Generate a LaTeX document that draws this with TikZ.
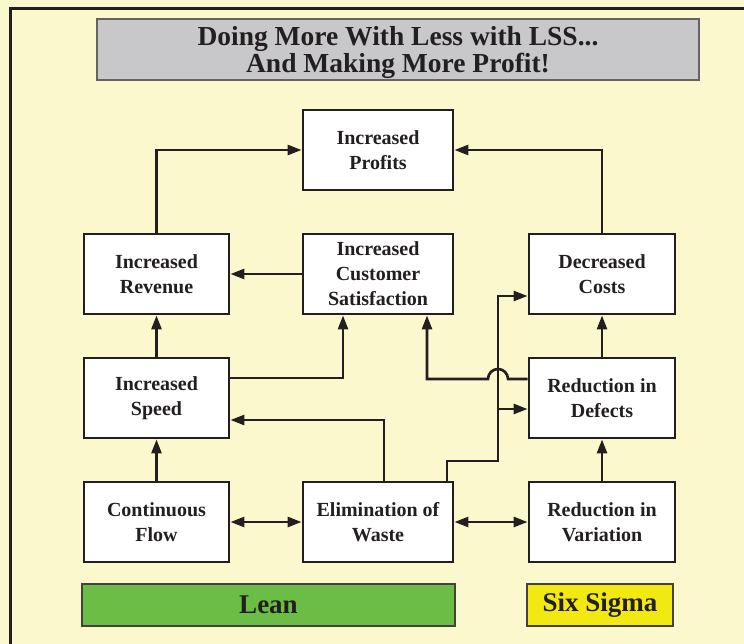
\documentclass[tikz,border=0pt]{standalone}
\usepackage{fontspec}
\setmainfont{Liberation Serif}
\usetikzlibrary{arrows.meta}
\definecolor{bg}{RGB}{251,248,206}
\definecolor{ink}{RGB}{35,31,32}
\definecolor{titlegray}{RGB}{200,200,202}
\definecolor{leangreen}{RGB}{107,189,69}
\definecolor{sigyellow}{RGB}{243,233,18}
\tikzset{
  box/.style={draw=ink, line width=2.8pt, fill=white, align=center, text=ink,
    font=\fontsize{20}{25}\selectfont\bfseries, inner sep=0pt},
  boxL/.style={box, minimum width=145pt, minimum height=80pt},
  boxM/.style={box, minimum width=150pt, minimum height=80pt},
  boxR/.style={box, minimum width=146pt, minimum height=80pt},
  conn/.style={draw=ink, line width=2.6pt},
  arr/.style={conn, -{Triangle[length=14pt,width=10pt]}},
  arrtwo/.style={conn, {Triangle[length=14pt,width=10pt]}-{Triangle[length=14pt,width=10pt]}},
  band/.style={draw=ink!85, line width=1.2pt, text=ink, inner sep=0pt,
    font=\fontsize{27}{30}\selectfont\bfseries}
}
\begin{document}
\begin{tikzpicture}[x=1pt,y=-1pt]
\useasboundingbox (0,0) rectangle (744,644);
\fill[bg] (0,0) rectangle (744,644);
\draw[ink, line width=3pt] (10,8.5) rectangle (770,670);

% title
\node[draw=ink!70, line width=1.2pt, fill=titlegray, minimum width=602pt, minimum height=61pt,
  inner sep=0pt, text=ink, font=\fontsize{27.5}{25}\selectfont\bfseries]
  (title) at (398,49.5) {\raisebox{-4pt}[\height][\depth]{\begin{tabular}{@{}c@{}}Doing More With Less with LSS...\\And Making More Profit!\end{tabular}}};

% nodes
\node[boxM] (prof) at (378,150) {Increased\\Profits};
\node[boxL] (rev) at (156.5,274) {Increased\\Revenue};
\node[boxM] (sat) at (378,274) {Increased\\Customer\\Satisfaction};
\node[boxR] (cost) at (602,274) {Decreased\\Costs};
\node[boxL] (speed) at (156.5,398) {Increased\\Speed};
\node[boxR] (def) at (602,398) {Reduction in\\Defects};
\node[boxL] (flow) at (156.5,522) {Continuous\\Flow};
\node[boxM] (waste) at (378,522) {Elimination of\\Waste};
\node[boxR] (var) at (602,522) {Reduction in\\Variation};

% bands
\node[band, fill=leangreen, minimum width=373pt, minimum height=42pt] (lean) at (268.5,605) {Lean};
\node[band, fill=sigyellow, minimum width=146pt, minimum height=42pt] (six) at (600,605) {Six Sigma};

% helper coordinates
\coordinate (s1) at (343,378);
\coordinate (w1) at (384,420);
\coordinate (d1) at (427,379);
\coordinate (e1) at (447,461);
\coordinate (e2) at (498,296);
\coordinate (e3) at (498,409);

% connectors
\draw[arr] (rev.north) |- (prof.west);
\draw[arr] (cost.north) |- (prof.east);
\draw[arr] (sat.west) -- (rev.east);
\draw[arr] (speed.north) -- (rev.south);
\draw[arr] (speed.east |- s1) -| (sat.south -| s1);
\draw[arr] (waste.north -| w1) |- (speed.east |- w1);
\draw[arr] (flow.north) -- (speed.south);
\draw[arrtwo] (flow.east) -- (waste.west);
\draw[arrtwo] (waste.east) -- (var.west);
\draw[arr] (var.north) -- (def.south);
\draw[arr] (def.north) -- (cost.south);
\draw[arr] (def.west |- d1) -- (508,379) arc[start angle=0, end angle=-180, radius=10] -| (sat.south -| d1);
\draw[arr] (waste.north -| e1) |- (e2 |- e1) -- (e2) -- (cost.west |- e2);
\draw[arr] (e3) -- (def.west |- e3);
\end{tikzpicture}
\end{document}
::::::::
Stated problem:
Write the full listing out again with every line unchanged, but include no pictures.

Answer to the task:
Generate a LaTeX document that draws this with TikZ.
\documentclass[tikz,border=0pt]{standalone}
\usepackage{fontspec}
\setmainfont{Liberation Serif}
\usetikzlibrary{arrows.meta}
\definecolor{bg}{RGB}{251,248,206}
\definecolor{ink}{RGB}{35,31,32}
\definecolor{titlegray}{RGB}{200,200,202}
\definecolor{leangreen}{RGB}{107,189,69}
\definecolor{sigyellow}{RGB}{243,233,18}
\tikzset{
  box/.style={draw=ink, line width=2.8pt, fill=white, align=center, text=ink,
    font=\fontsize{20}{25}\selectfont\bfseries, inner sep=0pt},
  boxL/.style={box, minimum width=145pt, minimum height=80pt},
  boxM/.style={box, minimum width=150pt, minimum height=80pt},
  boxR/.style={box, minimum width=146pt, minimum height=80pt},
  conn/.style={draw=ink, line width=2.6pt},
  arr/.style={conn, -{Triangle[length=14pt,width=10pt]}},
  arrtwo/.style={conn, {Triangle[length=14pt,width=10pt]}-{Triangle[length=14pt,width=10pt]}},
  band/.style={draw=ink!85, line width=1.2pt, text=ink, inner sep=0pt,
    font=\fontsize{27}{30}\selectfont\bfseries}
}
\begin{document}
\begin{tikzpicture}[x=1pt,y=-1pt]
\useasboundingbox (0,0) rectangle (744,644);
\fill[bg] (0,0) rectangle (744,644);
\draw[ink, line width=3pt] (10,8.5) rectangle (770,670);

% title
\node[draw=ink!70, line width=1.2pt, fill=titlegray, minimum width=602pt, minimum height=61pt,
  inner sep=0pt, text=ink, font=\fontsize{27.5}{25}\selectfont\bfseries]
  (title) at (398,49.5) {\raisebox{-4pt}[\height][\depth]{\begin{tabular}{@{}c@{}}Doing More With Less with LSS...\\And Making More Profit!\end{tabular}}};

% nodes
\node[boxM] (prof) at (378,150) {Increased\\Profits};
\node[boxL] (rev) at (156.5,274) {Increased\\Revenue};
\node[boxM] (sat) at (378,274) {Increased\\Customer\\Satisfaction};
\node[boxR] (cost) at (602,274) {Decreased\\Costs};
\node[boxL] (speed) at (156.5,398) {Increased\\Speed};
\node[boxR] (def) at (602,398) {Reduction in\\Defects};
\node[boxL] (flow) at (156.5,522) {Continuous\\Flow};
\node[boxM] (waste) at (378,522) {Elimination of\\Waste};
\node[boxR] (var) at (602,522) {Reduction in\\Variation};

% bands
\node[band, fill=leangreen, minimum width=373pt, minimum height=42pt] (lean) at (268.5,605) {Lean};
\node[band, fill=sigyellow, minimum width=146pt, minimum height=42pt] (six) at (600,605) {Six Sigma};

% helper coordinates
\coordinate (s1) at (343,378);
\coordinate (w1) at (384,420);
\coordinate (d1) at (427,379);
\coordinate (e1) at (447,461);
\coordinate (e2) at (498,296);
\coordinate (e3) at (498,409);

% connectors
\draw[arr] (rev.north) |- (prof.west);
\draw[arr] (cost.north) |- (prof.east);
\draw[arr] (sat.west) -- (rev.east);
\draw[arr] (speed.north) -- (rev.south);
\draw[arr] (speed.east |- s1) -| (sat.south -| s1);
\draw[arr] (waste.north -| w1) |- (speed.east |- w1);
\draw[arr] (flow.north) -- (speed.south);
\draw[arrtwo] (flow.east) -- (waste.west);
\draw[arrtwo] (waste.east) -- (var.west);
\draw[arr] (var.north) -- (def.south);
\draw[arr] (def.north) -- (cost.south);
\draw[arr] (def.west |- d1) -- (508,379) arc[start angle=0, end angle=-180, radius=10] -| (sat.south -| d1);
\draw[arr] (waste.north -| e1) |- (e2 |- e1) -- (e2) -- (cost.west |- e2);
\draw[arr] (e3) -- (def.west |- e3);
\end{tikzpicture}
\end{document}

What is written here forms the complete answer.